Key Points:
According to Colin Wu, an independent cryptocurrency reporter, the world’s largest cryptocurrency by trading volume plans to let off 20% of its staff next month. Nonetheless, this news comes after the crypto exchange had said that it would not lay off any of its employees.
CZ has moved to Twitter to address the problem and deny the statements made in Wu Blockchain’s Twitter thread concerning layoffs at Binance. The reports were described as FUD (Fear, Uncertainty, and Doubt) by CZ, who emphasized the company’s steadfast commitment to talent and profitability.
According to Wu Blockchain, the overall number of Binance workers is about 8,000, with market rumors indicating that the company may lay off nearly 20% of its workforce next month.

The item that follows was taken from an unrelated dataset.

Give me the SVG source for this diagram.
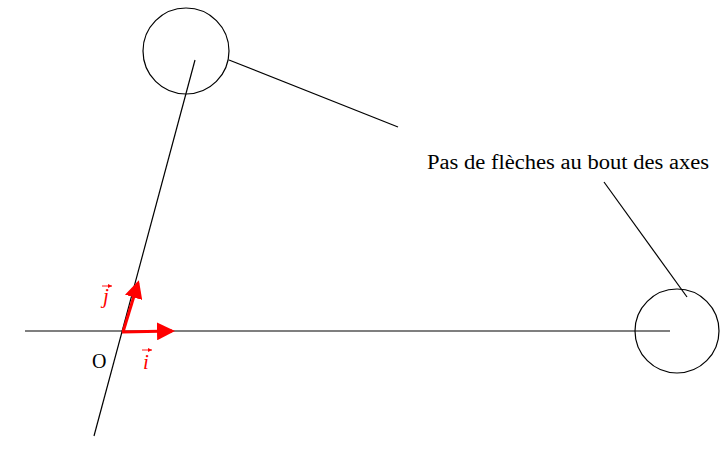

Binance CEO added that the exchange conducts a continual “bottom-out” approach, which entails saying goodbye to employees who may not be compatible with the company’s unique culture or position. He provided a brief example of Work From Home (WFH) and noted that it is not suitable for everyone.
CZ emphasized that the “bottom-out” approach is ongoing and that he promotes it on a weekly basis. He said that the corporation must fire no more than % of its employees.
Additionally, Binance CEO reiterated his commitment to cost-cutting efforts such as optimizing server, airline, and food charges, among others. This dedication to efficiency has been critical to Binance’s success, allowing the firm to remain profitable since its fourth month of existence in October 2017, even amid difficult moments in the cryptocurrency market.
Patrick Hillmann, Binance’s Chief Communications Officer, reinforced CZ’s views in an earlier answer to Wu Blockchain, putting light on the volatile nature of the crypto business and the necessity for enterprises to stay disciplined and agile. He stressed the significance of reallocating resources internally and maintaining a pipeline of creative candidates to fulfill consumers’ and the regulatory landscape’s continually changing expectations.
Binance is currently facing tough regulatory issues across regions with strict crypto policies, specifically the Canadian authorities.
The exchange also said that it would delist privacy currencies for customers in certain regions beginning June 26. The action comes as the European Union continues to implement its groundbreaking Markets in Crypto Assets (MiCA) regulatory framework. MiCA would specifically prohibit exchanges from offering privacy cryptocurrencies unless currency holders’ identities were confirmed.